22.55 LA DEUX
DE SYLVIE ANTONIO BONSANGUE.
V olontaire. On pense à cette indémodable chanson du même nom de Bashung, présente en 82 sur l’album Play Blessures et qui, à sa façon toute singulière, aurait pu servir de bande-son parfaite à ces déambulations dans les couloirs des cliniques universitaires de Saint-Luc à Bruxelles: » Emotions censurées / J’en ai plein le container / Je m’accroche aux cendriers / M’arrange pas les maxillaires / Section rythmique, section de combat / Effets secondaires / C’est quelles séquelles / C’est tout ce qui me reste de caractère. » Point de velléités fugitives pourtant ici, dans ce quotidien clinique vécu au travers d’une poignée de personnes aidantes et volontaires.
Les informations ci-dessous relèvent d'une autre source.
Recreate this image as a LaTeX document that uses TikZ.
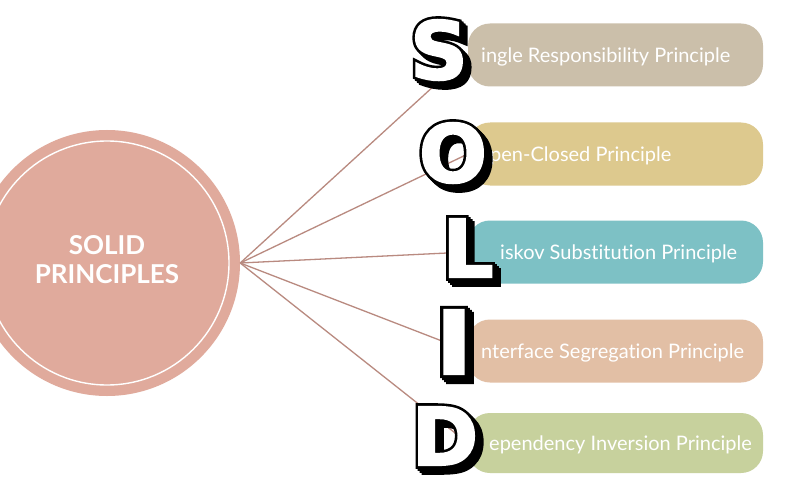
\documentclass[tikz,border=0pt]{standalone}
\usepackage{fontspec}
\setmainfont{Lato}[Ligatures=NoCommon]
\newfontfamily\letterwhite{DejaVu Sans Bold}[FakeBold=2.5]
\newfontfamily\letterblack{DejaVu Sans Bold}[FakeBold=9]
\usetikzlibrary{calc}
\definecolor{circcol}{HTML}{E0AA9C}
\definecolor{spokecol}{HTML}{B98A80}
\definecolor{colS}{HTML}{CBBFAA}
\definecolor{colO}{HTML}{DDC98E}
\definecolor{colL}{HTML}{7DC1C5}
\definecolor{colI}{HTML}{E2BFA5}
\definecolor{colD}{HTML}{C7D19D}
\tikzset{
  pill/.style={rectangle, rounded corners=22pt, minimum width=295pt, minimum height=63pt, inner sep=0pt, draw=none},
  pilltext/.style={anchor=base west, text=white, font=\fontsize{20}{23}\selectfont, inner sep=0pt},
  spoke/.style={draw=spokecol, line width=1.3pt},
  lettershadow/.style={font=\letterblack\fontsize{80}{80}\selectfont, inner sep=0pt, text=black},
  letterface/.style={font=\letterwhite\fontsize{80}{80}\selectfont, inner sep=0pt, text=white},
  titletext/.style={text=white, align=center, font=\bfseries\fontsize{26}{29}\selectfont, inner sep=0pt},
}
\newcommand\blockletter[4][]{%
  \foreach \k in {6,4,2,0}{%
      \node[lettershadow,#1] at ($(#3)+(\k,\k)$) {#4};}%
  \node[letterface,#1] (#2) at (#3) {#4};}
\begin{document}
\begin{tikzpicture}[x=1pt,y=-1pt]
\useasboundingbox (0,0) rectangle (800,500);
\clip (0,0) rectangle (800,500);
\fill[white] (0,0) rectangle (800,500);
% central circle
\node[circle, fill=circcol, minimum size=266pt, inner sep=0pt] (circ) at (107,263) {};
\node[circle, draw=white, line width=1.4pt, minimum size=244pt, inner sep=0pt] (ring) at (circ.center) {};
\node[titletext] (title) at (107,260) {SOLID\\PRINCIPLES};
% pills
\node[pill, fill=colS] (pS) at (615.5,55) {};
\node[pill, fill=colO] (pO) at (615.5,154) {};
\node[pill, fill=colL] (pL) at (615.5,252) {};
\node[pill, fill=colI] (pI) at (615.5,351) {};
\node[pill, fill=colD, minimum height=60pt] (pD) at (615.5,443) {};
% texts
\node[pilltext] (tS) at (481,62.7) {ingle Responsibility Principle};
\node[pilltext] (tO) at (490,161.7) {pen-Closed Principle};
\node[pilltext] (tL) at (500,259.7) {iskov Substitution Principle};
\node[pilltext] (tI) at (481,358.7) {nterface Segregation Principle};
\node[pilltext] (tD) at (489,450.7) {ependency Inversion Principle};
% spokes
\draw[spoke] (circ.east) -- (pS.west);
\draw[spoke] (circ.east) -- (pO.west);
\draw[spoke] (circ.east) -- (pL.west);
\draw[spoke] (circ.east) -- (pI.west);
\draw[spoke] (circ.east) -- (pD.west);
% block letters
\blockletter{lS}{439,50}{S}
\blockletter{lO}{453,153}{O}
\blockletter{lL}{468,248}{L}
\blockletter[yscale=1.1,xscale=1.25]{lI}{454,342}{I}
\blockletter{lD}{445,436}{D}
\end{tikzpicture}
\end{document}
Point de place pour la musique, surtout, dans ce film aux options radicales et, en un sens, modernes: se refusant à tout ajout d’ordre extra-diégétique (pas de voix-off, aucun commentaire explicatif, absence totale de musique extérieure à l’action), la réalisatrice Sylvie Antonio Bonsangue choisit de se passer également du classique recours à des témoignages en face caméra, préférant s’en tenir à enregistrer le plus fidèlement possible la réalité brute de ce travail bénévole.
INABOUTI
Options formelles louables à priori mais dont on ne cesse de questionner la pertinence tandis que défile le document. Car si la réalisatrice se refuse à imposer un sens au téléspectateur, au final son film n’en manque pas moins cruellement. De sens et de point de vue d’ailleurs. Ce Volontaire ne trouvant jamais l’équilibre entre une foultitude de moments disparates et anodins saisis sur le vif et quelques maigres instants où la caméra touche, enfin, à une certaine force de vérité. Il y a bien cette figure attachante qui se détache de l’ensemble: Louise, une bénévole passant en peu de temps de volontaire à patiente. Une sorte d’aveu d’impuissance assez parlant, aussi, sur la fin du film. Mais c’est surtout l’aspect inabouti voire incohérent de la chose que l’on retiendra. Il y a par exemple cette pudeur quand Louise se rend, à plusieurs reprises, dans la chambre de Laurent, un homme que l’on devine encore jeune et qui se trouve en soins palliatifs: la caméra reste dans le couloir et n’enregistre que les échanges verbaux émanant de la pièce. Pudeur étrangement absente, un peu plus loin, quand il s’agit de filmer longuement et de près un vieil homme en chaise roulante qui pleure la mort de son ami. Un document fragmenté qui ne manque pas de laisser un sentiment pour le moins mitigé.